[Python-ideas] Stdlib YAML evolution (Was: PEP 426, YAML in the stdlib and implementation discovery)

Paul Moore p.f.moore at gmail.com
Wed Nov 13 19:47:03 CET 2013


On 13 November 2013 17:15, anatoly techtonik <techtonik at gmail.com> wrote:
> On Mon, Jun 3, 2013 at 3:59 AM, Stephen J. Turnbull <stephen at xemacs.org> wrote:
>> David Mertz writes:
>>
>>  > I would definitely like to have a YAML library--even one with
>>  > restricted function--in the standard library.
>>
>> Different use cases (and users) will stick at different restrictions.
>> This would be endlessly debatable.  I think the only restriction that
>> really makes sense is the load vs. load_unsafe restriction (and that
>> should be a user decision; the "unsafe" features should be available
>> to users who want them).
>
> Short version of previous letter. "yamlish" is only for simple nested
> human editable data, such as config files.
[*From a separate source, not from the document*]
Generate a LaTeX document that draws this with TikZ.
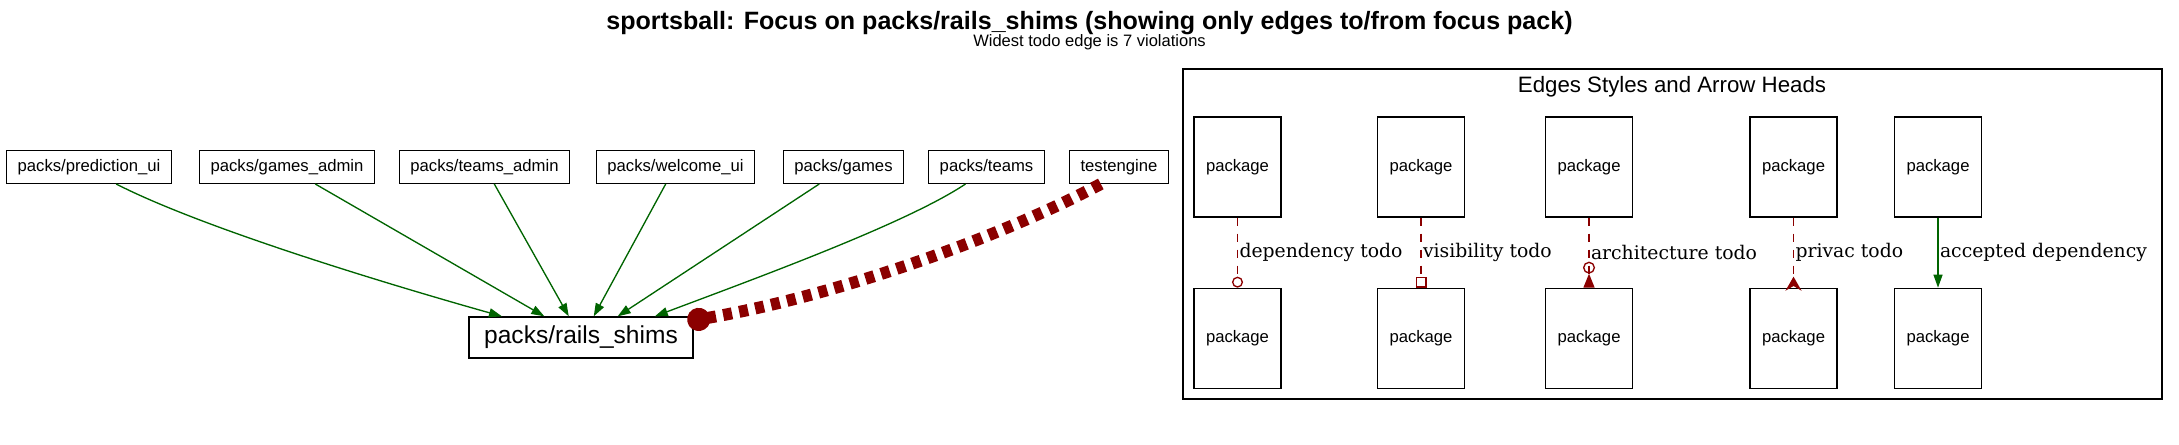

Format is based on widely
> popular "organic" examples found on internet and provided in previous
> letter:

1. Inventing a new data format (your "yamlish" format) is probably a
bad idea. There are enough already.
2. Putting support for a newly designed format directly into the
stdlib is *definitely* a bad idea.

Write a module, put it on PyPI, If it's useful, people will use it.
They will help you to iron out the design of the new format - it may
evolve into "full" YAML or into JSON, in which case you've learned
something about why those formats made the compromises they did, or it
will evolve into a popular new format, at which point it might be
worth proposing that the module is ready to be included in the stdlib.
Or it will not be sufficiently popular, in which case you have at
least solved your personal problem.

If you are expecting someone else to do this, I think the general
message from this thread is that nobody else is interested enough to
take this on, so it isn't going to happen, sorry.